If extradited, they face up to two years in the Houston Federal Detention Centre before coming to trial.
It is alleged they defrauded NatWest by selling a division to Enron at less than the division's true value.
Although the alleged crime took place on these shores and the alleged victim was a British bank, no British legal authority is taking action against the men, presumably because there is insufficient evidence.
Evidence, however, does not seem to matter much in this case.
If the Americans have any against these men, they do not have to produce it, as the 2003 extradition treaty between the US and Britain relieves the US of the necessity of establishing a prima facie case.
Back in 2003, a couple of mitigating qualifications were meant to apply here. First, the treaty was only to be used for terrorist suspects and, second, the UK would get the same rights in extraditing US suspects.
The first has been ignored and the second is not happening, because the US Senate will not ratify the treaty.
This is because the powerful Irish-American lobby argues the treaty could be used to extradite IRA suspects back to the UK.
Quite apart from the fact that this Government has no interest extraditing those guilty of terrorism offences in Northern Ireland - whom it would then have to go all the trouble of immediately releasing - this situation reveals something profoundly annoying about Americans.

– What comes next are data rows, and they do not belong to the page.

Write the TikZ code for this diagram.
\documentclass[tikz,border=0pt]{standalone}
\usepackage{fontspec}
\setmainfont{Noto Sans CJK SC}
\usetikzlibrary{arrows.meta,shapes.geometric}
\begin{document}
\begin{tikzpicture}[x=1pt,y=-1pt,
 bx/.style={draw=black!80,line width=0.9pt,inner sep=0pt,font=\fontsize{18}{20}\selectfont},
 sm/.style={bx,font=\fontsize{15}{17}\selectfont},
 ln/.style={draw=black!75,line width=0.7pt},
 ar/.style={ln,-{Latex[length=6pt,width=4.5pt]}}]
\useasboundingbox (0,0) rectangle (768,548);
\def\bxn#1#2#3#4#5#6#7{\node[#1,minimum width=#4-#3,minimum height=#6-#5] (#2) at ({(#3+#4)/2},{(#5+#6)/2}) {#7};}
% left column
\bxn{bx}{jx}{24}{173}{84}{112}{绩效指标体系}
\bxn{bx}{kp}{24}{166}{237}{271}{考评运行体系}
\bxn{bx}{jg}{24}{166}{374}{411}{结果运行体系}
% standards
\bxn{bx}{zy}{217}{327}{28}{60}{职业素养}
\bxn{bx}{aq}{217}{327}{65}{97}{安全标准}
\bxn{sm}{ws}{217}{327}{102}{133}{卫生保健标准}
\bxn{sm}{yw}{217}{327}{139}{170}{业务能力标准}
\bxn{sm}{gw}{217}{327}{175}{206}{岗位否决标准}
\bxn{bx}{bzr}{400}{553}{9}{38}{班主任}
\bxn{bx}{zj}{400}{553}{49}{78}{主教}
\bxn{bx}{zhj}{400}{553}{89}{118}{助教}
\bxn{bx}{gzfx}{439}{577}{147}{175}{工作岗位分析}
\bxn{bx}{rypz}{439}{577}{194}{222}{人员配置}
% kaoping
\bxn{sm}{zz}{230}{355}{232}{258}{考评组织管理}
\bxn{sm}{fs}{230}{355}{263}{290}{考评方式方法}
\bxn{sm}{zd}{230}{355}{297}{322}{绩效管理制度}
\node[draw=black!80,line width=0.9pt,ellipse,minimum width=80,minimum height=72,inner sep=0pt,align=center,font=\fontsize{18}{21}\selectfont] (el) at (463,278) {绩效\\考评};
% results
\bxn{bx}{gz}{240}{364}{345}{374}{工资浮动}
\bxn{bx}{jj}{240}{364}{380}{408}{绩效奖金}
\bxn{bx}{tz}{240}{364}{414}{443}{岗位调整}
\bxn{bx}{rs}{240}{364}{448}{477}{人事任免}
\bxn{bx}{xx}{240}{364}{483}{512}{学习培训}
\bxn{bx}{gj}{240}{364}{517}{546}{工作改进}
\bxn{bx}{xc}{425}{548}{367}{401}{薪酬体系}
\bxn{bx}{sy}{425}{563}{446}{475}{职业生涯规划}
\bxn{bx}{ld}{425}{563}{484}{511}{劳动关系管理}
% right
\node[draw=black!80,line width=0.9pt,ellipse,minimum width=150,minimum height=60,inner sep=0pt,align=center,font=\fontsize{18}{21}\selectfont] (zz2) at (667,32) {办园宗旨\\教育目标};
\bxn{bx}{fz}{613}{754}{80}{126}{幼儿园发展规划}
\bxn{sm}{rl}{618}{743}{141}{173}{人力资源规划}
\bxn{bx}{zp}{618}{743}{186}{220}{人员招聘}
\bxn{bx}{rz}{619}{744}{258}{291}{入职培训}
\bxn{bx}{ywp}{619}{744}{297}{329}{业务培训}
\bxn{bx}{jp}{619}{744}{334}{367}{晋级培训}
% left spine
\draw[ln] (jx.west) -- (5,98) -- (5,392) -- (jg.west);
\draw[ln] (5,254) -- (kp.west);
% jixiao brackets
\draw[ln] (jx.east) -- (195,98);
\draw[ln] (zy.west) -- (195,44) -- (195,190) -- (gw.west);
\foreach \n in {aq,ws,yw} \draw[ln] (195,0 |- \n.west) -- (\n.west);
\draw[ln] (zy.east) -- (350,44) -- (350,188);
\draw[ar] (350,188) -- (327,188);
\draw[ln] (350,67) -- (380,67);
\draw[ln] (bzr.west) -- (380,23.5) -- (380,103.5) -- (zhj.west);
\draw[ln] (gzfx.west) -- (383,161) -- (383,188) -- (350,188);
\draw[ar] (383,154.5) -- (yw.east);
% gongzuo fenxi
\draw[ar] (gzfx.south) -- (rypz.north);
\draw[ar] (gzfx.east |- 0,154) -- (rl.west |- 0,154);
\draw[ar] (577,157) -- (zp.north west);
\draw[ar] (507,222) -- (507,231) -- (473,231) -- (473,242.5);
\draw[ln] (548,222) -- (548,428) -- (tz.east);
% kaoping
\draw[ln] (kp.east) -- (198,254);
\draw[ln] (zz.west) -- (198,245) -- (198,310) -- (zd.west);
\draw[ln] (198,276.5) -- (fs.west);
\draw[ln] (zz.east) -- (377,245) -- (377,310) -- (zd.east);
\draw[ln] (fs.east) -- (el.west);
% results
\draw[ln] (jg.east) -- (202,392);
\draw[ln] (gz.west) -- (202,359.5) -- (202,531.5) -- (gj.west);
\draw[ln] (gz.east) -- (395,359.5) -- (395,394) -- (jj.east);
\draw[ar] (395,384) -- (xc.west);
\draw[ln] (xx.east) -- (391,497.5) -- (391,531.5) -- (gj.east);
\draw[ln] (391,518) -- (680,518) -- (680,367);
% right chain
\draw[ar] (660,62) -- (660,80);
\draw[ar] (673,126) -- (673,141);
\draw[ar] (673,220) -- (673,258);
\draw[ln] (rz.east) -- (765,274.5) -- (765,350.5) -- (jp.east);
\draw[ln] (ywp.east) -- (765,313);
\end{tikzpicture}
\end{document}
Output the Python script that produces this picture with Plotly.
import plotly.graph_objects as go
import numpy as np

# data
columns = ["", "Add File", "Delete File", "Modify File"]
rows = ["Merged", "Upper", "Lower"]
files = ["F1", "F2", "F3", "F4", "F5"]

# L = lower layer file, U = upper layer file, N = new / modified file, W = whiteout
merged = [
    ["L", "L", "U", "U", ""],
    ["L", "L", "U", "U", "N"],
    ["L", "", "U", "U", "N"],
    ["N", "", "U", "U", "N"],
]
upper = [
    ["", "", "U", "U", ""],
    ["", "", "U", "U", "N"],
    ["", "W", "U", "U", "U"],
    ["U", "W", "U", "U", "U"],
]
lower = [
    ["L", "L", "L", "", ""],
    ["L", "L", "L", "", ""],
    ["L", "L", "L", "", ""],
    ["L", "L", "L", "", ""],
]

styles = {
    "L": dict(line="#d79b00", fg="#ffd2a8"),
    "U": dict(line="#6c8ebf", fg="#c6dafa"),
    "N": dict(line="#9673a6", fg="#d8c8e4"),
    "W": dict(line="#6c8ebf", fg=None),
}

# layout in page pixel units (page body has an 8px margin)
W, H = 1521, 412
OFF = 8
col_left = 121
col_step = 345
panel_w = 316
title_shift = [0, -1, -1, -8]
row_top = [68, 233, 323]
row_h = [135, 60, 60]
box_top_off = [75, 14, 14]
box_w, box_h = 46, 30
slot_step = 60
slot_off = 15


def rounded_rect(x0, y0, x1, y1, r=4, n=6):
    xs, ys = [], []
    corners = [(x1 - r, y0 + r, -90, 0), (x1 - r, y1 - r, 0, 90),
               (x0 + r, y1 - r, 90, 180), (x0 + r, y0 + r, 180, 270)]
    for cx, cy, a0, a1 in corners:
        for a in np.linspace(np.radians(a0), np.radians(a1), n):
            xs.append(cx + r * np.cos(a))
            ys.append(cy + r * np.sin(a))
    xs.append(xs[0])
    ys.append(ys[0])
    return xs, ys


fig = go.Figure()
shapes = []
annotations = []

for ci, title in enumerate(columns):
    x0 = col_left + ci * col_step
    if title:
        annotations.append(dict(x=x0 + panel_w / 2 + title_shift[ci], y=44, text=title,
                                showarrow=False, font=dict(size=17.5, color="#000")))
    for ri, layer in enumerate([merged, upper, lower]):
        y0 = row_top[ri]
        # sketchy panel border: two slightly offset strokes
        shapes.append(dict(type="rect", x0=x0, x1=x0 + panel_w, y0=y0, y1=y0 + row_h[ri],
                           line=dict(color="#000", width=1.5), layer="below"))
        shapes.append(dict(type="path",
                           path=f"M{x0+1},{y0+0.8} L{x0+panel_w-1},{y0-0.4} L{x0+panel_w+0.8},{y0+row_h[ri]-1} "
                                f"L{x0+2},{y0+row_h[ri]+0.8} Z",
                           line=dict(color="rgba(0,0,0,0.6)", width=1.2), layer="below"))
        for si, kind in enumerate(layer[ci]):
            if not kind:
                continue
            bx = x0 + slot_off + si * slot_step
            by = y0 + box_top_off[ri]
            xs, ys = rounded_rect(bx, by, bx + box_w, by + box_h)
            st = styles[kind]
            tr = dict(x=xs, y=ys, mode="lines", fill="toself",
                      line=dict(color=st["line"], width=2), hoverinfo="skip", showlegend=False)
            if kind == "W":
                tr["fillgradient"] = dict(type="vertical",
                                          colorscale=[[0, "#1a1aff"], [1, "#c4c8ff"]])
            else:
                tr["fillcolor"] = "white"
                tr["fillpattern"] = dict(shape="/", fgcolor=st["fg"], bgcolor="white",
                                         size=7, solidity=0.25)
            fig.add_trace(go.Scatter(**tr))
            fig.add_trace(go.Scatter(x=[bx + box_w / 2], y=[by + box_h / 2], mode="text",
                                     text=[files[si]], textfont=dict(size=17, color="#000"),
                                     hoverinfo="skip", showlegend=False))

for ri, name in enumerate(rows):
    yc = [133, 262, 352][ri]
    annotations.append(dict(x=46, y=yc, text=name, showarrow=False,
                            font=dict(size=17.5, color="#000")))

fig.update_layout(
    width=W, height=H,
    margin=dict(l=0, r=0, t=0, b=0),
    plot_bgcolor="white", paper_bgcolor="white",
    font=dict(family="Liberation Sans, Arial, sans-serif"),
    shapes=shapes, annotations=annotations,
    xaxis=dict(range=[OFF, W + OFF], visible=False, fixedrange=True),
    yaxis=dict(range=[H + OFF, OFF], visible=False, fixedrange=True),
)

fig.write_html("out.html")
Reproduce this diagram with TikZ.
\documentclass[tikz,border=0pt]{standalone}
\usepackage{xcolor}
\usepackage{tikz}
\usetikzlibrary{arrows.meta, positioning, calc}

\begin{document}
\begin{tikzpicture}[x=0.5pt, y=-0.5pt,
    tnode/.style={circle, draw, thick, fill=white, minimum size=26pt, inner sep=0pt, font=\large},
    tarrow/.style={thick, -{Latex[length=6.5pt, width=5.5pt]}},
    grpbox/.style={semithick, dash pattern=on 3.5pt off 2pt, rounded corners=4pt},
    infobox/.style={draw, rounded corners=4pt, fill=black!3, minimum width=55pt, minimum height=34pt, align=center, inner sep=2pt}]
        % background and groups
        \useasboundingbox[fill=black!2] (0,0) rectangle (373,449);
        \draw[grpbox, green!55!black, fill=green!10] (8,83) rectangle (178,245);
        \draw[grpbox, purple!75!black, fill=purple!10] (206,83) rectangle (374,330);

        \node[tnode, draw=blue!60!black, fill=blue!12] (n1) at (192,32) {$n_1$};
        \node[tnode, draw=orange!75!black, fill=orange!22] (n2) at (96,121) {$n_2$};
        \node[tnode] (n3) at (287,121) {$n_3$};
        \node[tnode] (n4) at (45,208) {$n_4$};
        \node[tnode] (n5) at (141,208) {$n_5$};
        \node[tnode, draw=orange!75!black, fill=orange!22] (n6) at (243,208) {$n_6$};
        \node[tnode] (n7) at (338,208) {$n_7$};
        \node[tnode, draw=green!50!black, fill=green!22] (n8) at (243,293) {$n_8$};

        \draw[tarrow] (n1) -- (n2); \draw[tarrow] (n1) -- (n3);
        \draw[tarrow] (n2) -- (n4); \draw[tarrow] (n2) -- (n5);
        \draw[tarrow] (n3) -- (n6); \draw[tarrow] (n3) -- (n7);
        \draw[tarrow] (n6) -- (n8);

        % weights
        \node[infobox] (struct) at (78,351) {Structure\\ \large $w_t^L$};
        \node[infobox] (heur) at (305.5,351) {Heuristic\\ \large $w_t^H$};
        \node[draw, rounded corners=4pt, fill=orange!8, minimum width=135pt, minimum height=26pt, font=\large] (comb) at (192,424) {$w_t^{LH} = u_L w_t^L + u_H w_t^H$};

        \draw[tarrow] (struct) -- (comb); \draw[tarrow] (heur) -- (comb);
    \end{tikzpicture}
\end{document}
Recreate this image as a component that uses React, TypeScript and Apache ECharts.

The US has had an ambiguous attitude towards terrorism for years.
The events of 9/11 made them reappraise that attitude and they came down heavily against "terrorism with a global reach", which is another way of saying "terrorism which might reach Americans".
Not only will this hypocrisy damage relations between our two countries, the case of the NatWest Three is likely to damage trade. Who would want to do business with the US and risk being extradited to some hell hole of a penitentiary for two years on the say-so of some overzealous and not-too-scrupulous law officer?